In a Guest Column published on this site in June, Geoff Gower, executive creative director at AIS London, also argued that digital advertising needs to become more engaging in order to reduce the desire among consumers to deploy ad-blocking software.
Gower also noted that, according to a 2014 report from PageFair and Adobe, less than five per cent of the internet population had installed ad-blocking software. That said, with the Crystal ad-blocker for iOS currently sitting top of the paid-app Utility charts in the App Store, that figure is likely to have risen significantly in recent days.
Indeed, in the 24 hours immediately following the launch of iOS 9, ad blockers occupied three of the top five places in the paid apps chart in the App Store overall. Interestingly, the app that had occupied top spot, Peace, was subsequently pulled by its developer, Marco Arment, who said its approach to what to block was not nuanced enough.
In Germany meanwhile, earlier today, a court in Cologne ruled in favour of Adblock Plus, the most popular browser extension for blocking online ads, with over 400m downloads to date. The firm was defending a lawsuit brought against it by publisher Axel Springer, which had claimed that journalism is merely a vehicle for delivering ads, and that no product should be allowed to block those ads.
And in this weekend’s Observer, John Naughton, who writes a weekly column on tech and its implications, was in no doubt that ad blocking will effectively kill off the online ad industry. “The rise of ad blocking will force us to confront the fact that the free lunch provided by advertising is not long for this world” he wrote.

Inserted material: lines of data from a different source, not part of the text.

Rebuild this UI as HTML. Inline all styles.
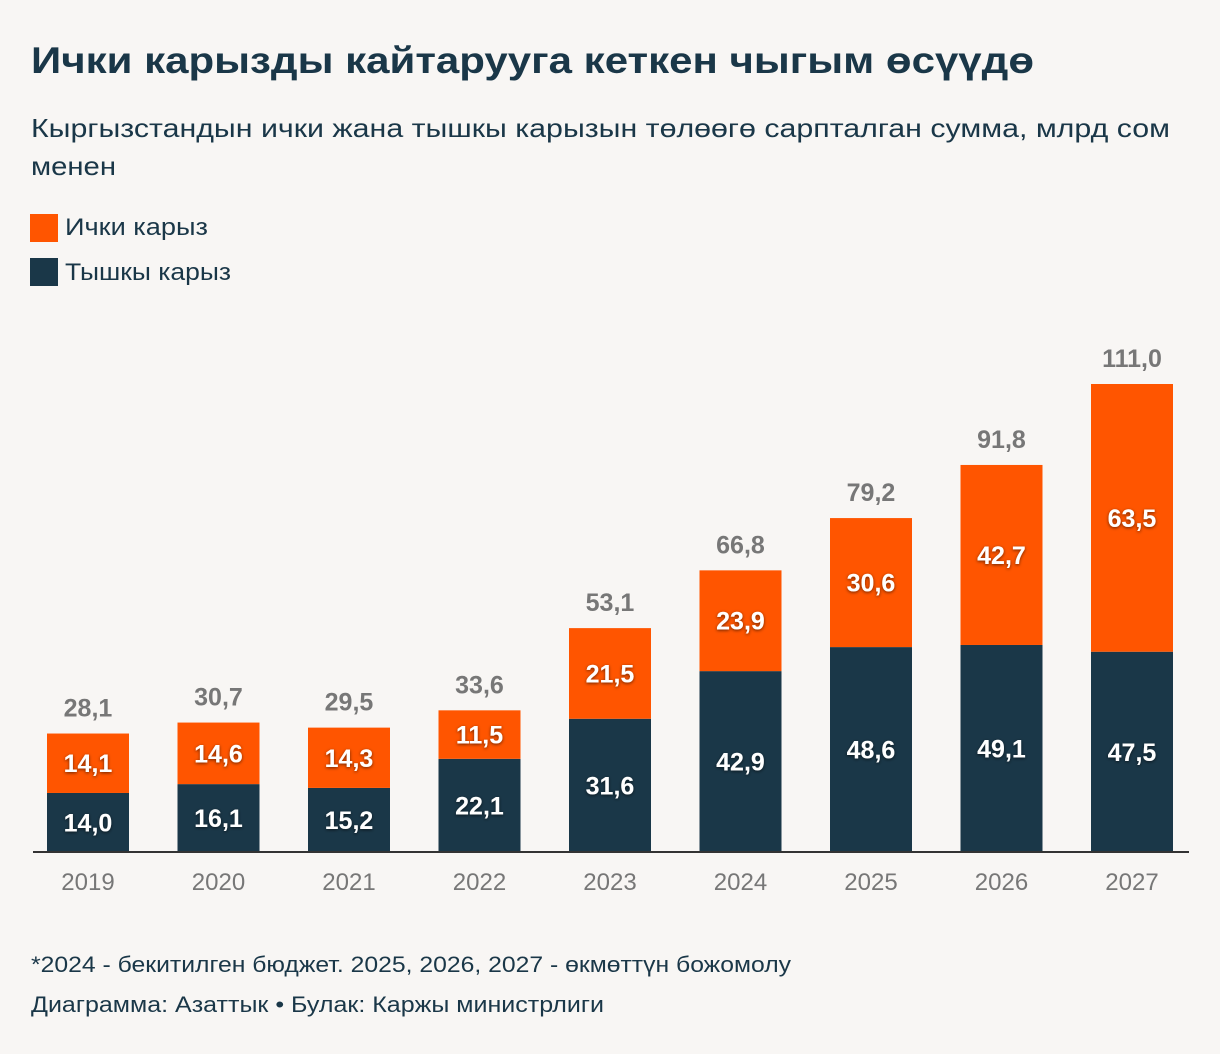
<!DOCTYPE html>
<html><head><meta charset="utf-8"><style>
html,body{margin:0;padding:0;background:#f8f6f4}
svg{display:block;font-family:"Liberation Sans","DejaVu Sans",sans-serif}
</style></head><body>
<svg id="c" width="1220" height="1054" viewBox="0 0 1220 1054">
<defs><filter id="sh" x="-20%" y="-20%" width="140%" height="140%"><feDropShadow dx="0" dy="1" stdDeviation="1.5" flood-color="#000" flood-opacity="0.6"/></filter></defs>
<rect width="1220" height="1054" fill="#f8f6f4"/>
<text x="31" y="73" font-size="37" font-weight="bold" fill="#1a3748" textLength="1003" lengthAdjust="spacingAndGlyphs">Ички карызды кайтарууга кеткен чыгым өсүүдө</text>
<text x="31" y="137" font-size="26" fill="#1a3748" textLength="1139" lengthAdjust="spacingAndGlyphs">Кыргызстандын ички жана тышкы карызын төлөөгө сарпталган сумма, млрд сом</text>
<text x="31" y="175" font-size="26" fill="#1a3748" textLength="85" lengthAdjust="spacingAndGlyphs">менен</text>
<rect x="30" y="214" width="28" height="28" fill="#ff5500"/>
<text x="65" y="235" font-size="24" fill="#1a3748" textLength="143" lengthAdjust="spacingAndGlyphs">Ички карыз</text>
<rect x="30" y="258" width="28" height="28" fill="#1a3748"/>
<text x="65" y="280" font-size="24" fill="#1a3748" textLength="166" lengthAdjust="spacingAndGlyphs">Тышкы карыз</text>
<g id="bars"></g>
<line x1="33" y1="852" x2="1189" y2="852" stroke="#333" stroke-width="2"/>
<text x="31" y="972" font-size="22" fill="#1a3748" textLength="760" lengthAdjust="spacingAndGlyphs">*2024 - бекитилген бюджет. 2025, 2026, 2027 - өкмөттүн божомолу</text>
<text x="31" y="1012" font-size="22" fill="#1a3748" textLength="573" lengthAdjust="spacingAndGlyphs">Диаграмма: Азаттык • Булак: Каржы министрлиги</text>
</svg>
<script>
const years=["2019","2020","2021","2022","2023","2024","2025","2026","2027"];
const external=[14.0,16.1,15.2,22.1,31.6,42.9,48.6,49.1,47.5];
const internal=[14.1,14.6,14.3,11.5,21.5,23.9,30.6,42.7,63.5];
const totals=[28.1,30.7,29.5,33.6,53.1,66.8,79.2,91.8,111.0];
const NS="http://www.w3.org/2000/svg";
const g=document.getElementById('bars');
const base=852,scale=468/111,x0=47,step=130.5,bw=82;
const y=v=>base-v*scale;
const fmt=v=>v.toFixed(1).replace('.',',');
function mk(t,a){const e=document.createElementNS(NS,t);for(const k in a)e.setAttribute(k,a[k]);g.appendChild(e);return e;}
years.forEach((yr,i)=>{
 const x=x0+i*step;
 const e=external[i],n=internal[i];
 const r1=mk('rect',{x:x,y:y(e),width:bw,height:base-y(e),fill:'#1a3748'});
 
 
 const r2=mk('rect',{x:x,y:y(e+n),width:bw,height:y(e)-y(e+n),fill:'#ff5500'});
 
 
 const cx=x+bw/2;
 const t1=mk('text',{x:cx,y:(y(e)+base)/2+9,'font-size':25,'font-weight':'bold',fill:'#fff','text-anchor':'middle',filter:'url(#sh)'});
 t1.textContent=fmt(e);
 
 
 const t2=mk('text',{x:cx,y:(y(e+n)+y(e))/2+9,'font-size':25,'font-weight':'bold',fill:'#fff','text-anchor':'middle',filter:'url(#sh)'});
 t2.textContent=fmt(n);
 
 
 const t3=mk('text',{x:cx,y:y(totals[i])-17,'font-size':25,'font-weight':'bold',fill:'#777','text-anchor':'middle'});
 t3.textContent=fmt(totals[i]);
 
 
 const t4=mk('text',{x:cx,y:890,'font-size':24,fill:'#777','text-anchor':'middle'});
 t4.textContent=yr;
 
 
});
</script>
</body></html>
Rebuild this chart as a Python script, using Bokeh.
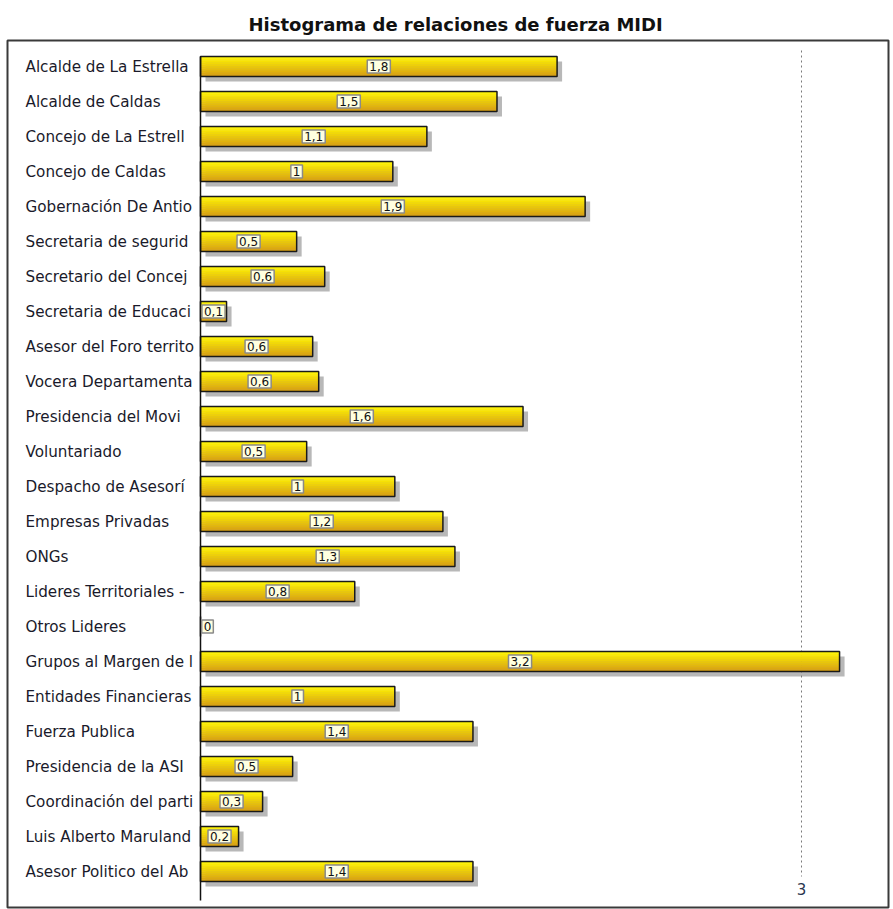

One solution to the problem, Naughton argues, could be micropayments, enabled by cryptocurrencies (such as Bitcoin), that will make it possible and easy for web users to pay tiny amounts of money for content they want to consume online, whether it’s an article they want to read or a video they want to watch.
Certainly, some publishers, such as the FT, are enjoying success with content locked behind a paywall and accessed via micropayments. Dutch start-up Blendle is also attracting a significant user base, aggregating content from the major publishers in the Netherlands, with Germany soon to follow, and making that available to its subscribers on a per-article basis.
Personally though, I feel the death of online and mobile advertising may be being greatly exaggerated, notwithstanding this morning’s news from Nielsen that consumer trust in advertising overall is on a downward trend. Most of us old enough to swipe an iPad are accustomed to the value exchange of looking at ads in exchange for content (even if those iPad users still in nappies don’t quite appreciate what’s happening yet). My suspicion is that a lot of people running ad-blocking software, or tempted to run it, may have second thoughts when it gets to the point where they learn that the ad-funded content they want to see will disappear unless they are prepared to start paying for it, to make up for the ad revenues that are no longer subsidising their enjoyment of the free content.
Exactly how that plays out across millions of small, niche, much-loved, and most-importantly ad-funded sites over the coming years remains to be seen. But if the ad industry really is going to be defeated by ad-blocking, then it’s obviously not half as creative as it’s had us believe all these years.